Chaleur. Chaleur insupportable et suffocante. Pas tant la chaleur de la ville que celle de son corps contre le mien. Mais encore, pas la chaleur comme l’énergie calorique s’en dégageant, et par les voies de la conduction se transmettant d’elle à moi. Bien davantage son amour énergique. Suffocant.

Car persiste comme en tout épisode de chaleur intense, un smog entre nous. Un smog sur ma vie. La perte de la jouissance de l’air qui circule aisément, et du ciel métallique. Métalliquement bleu. Le bleu se recrée aux hasards des aurores, même sous le smog. Le métal, lui, dépoli, tinte, clochette vide aux abords de ma vie, des sons stridents. Des sons qui exhortent la fuite de fuir. Des sons qui renoncent au renoncement. Même dans l’action, on renonce. On désarçonne.

Persiste donc un smog entre nous. Une poussiéreuse vertu.

Et j’oublie, tout en oubliant d’avoir mal. Mais c’est beaucoup plus facile de dire que vous omettez d’enfoncer en moi tous pieux qui me blesseraient.

je me fais critique.

Honteuse introspection parce que nombriliste, je me fais critique.

Les algues poussent à l’envers, parce que je suis bien — mais pour combien de temps; une semaine, encore, demandait celui-ci..?.. Parce que le confort en est un des plus vides, parce que je me sens bien dans rien, et non pas je «NE» me sens bien dans rien. L’absolu inexistant ne me déplait même pas. Et, et au fond, j’aimerais peut-être qu’il me fasse encore souffrir. Mais inventons donc une vie.
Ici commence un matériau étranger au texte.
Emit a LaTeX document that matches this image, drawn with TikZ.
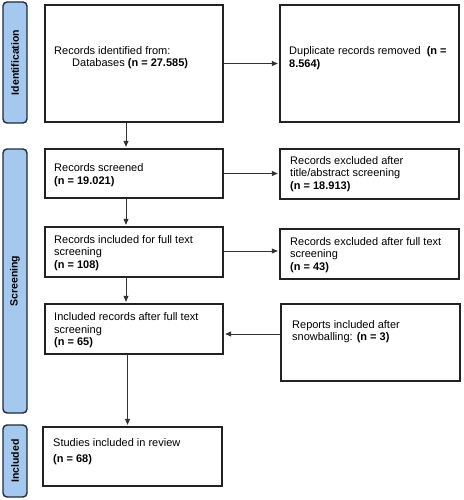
\documentclass[tikz,border=0pt]{standalone}
\usepackage{fontspec}
\setmainfont{Liberation Sans}
\usetikzlibrary{arrows.meta}
\definecolor{barfill}{HTML}{A5C8EE}
\definecolor{barline}{HTML}{1E2B3C}
\definecolor{boxline}{HTML}{222222}
\definecolor{arrline}{HTML}{333333}
\begin{document}
\begin{tikzpicture}[x=1pt,y=-1pt,
  box/.style={draw=boxline, line width=1.4pt, fill=white, inner sep=0pt},
  bar/.style={draw=barline, line width=1.4pt, fill=barfill, rounded corners=4pt, inner sep=0pt, minimum width=24pt},
  barlabel/.style={rotate=90, font=\fontsize{10.5}{12}\selectfont\bfseries, text=black},
  txt/.style={anchor=west, align=left, inner sep=0pt, font=\fontsize{11}{12.5}\selectfont},
  arr/.style={draw=arrline, line width=0.8pt, -{Triangle[length=6pt,width=5pt]}, shorten >=1.5pt}
]
\useasboundingbox (0,0) rectangle (463,500);

% phase bars
\node[bar, minimum height=121pt] (pid) at (15,62.5) {};
\node[barlabel] (lid) at (pid.center) {Identification};
\node[bar, minimum height=264pt] (pscr) at (15,281) {};
\node[barlabel] (lscr) at (pscr.center) {Screening};
\node[bar, minimum height=72pt] (pinc) at (15,461) {};
\node[barlabel] (linc) at (pinc.center) {Included};

% left column
\node[box, minimum width=178pt, minimum height=117pt] (b1) at (134,63.5) {};
\node[txt] (t1) at (54,57.5) {Records identified from:\\\hspace*{18pt}Databases \textbf{(n = 27.585)}};
\node[box, minimum width=178pt, minimum height=49pt] (b2) at (134,173.5) {};
\node[txt] (t2) at (54,175) {Records screened\\\textbf{(n = 19.021)}};
\node[box, minimum width=178pt, minimum height=50pt] (b3) at (134,252) {};
\node[txt] (t3) at (54,253) {Records included for full text\\screening\\\textbf{(n = 108)}};
\node[box, minimum width=178pt, minimum height=50pt] (b4) at (134,329) {};
\node[txt] (t4) at (54,330.5) {Included records after full text\\screening\\\textbf{(n = 65)}};
\node[box, minimum width=179pt, minimum height=59pt] (b5) at (132.5,456.5) {};
\node[txt] (t5) at (53,451.5) {Studies included in review\\[3pt]\textbf{(n = 68)}};

% right column
\node[box, minimum width=179pt, minimum height=117pt] (d1) at (369.5,63.5) {};
\node[txt] (td1) at (289,58) {Duplicate records removed\ \ \textbf{(n =}\\\textbf{8.564)}};
\node[box, minimum width=179pt, minimum height=50pt] (d2) at (369.5,174) {};
\node[txt] (td2) at (290,174) {Records excluded after\\title/abstract screening\\\textbf{(n = 18.913)}};
\node[box, minimum width=179pt, minimum height=50pt] (d3) at (369.5,254) {};
\node[txt] (td3) at (290,255) {Records excluded after full text\\screening\\\textbf{(n = 43)}};
\node[box, minimum width=179pt, minimum height=77pt] (s4) at (370.5,342.5) {};
\node[txt] (ts4) at (292,331.5) {Reports included after\\snowballing: \textbf{(n = 3)}};

% connectors
\draw[arr] (b1.east) -- (d1.west);
\draw[arr] ([xshift=-8pt]b1.south) -- ([xshift=-8pt]b2.north);
\draw[arr] (b2.east) -- (b2.east -| d2.west);
\draw[arr] ([xshift=-8pt]b2.south) -- ([xshift=-8pt]b3.north);
\draw[arr] ([yshift=1pt]b3.east) -- ([yshift=1pt]b3.east -| d3.west);
\draw[arr] ([xshift=-8pt]b3.south) -- ([xshift=-8pt]b4.north);
\draw[arr] ([yshift=8.5pt]s4.west) -- ([yshift=8.5pt]s4.west -| b4.east);
\draw[arr] ([xshift=-6.5pt]b4.south) -- ([xshift=-6.5pt]b4.south |- b5.north);
\end{tikzpicture}
\end{document}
The beautiful lies, « les beaux mensonges » ou alors « la beauté ment » — merci, toi — ne seront que plus vraisemblablement faux.

JP

En bouteille (de verre.)

Je suis une mouche
Vulgaire volatile
Quelques ailes fragiles
Au coin d’une bouche

Puis j’ai trouvé ma fenêtre, pas idée comment je vais me la pêter, la tête, à reculons, avançons, tourbillon, à tâtons et à perdre la raison, j’ai trouvé ma fenêtre et je vais m’y cogner, m’y sabler, m’y sabrer si elle se casse, je vais m’égosiller les ailes, rien de moins, je vais m’y pendre à toutes les toiles, m’en fiche, c’est ma fenêtre. Et vivement que j’y laisse ma tête.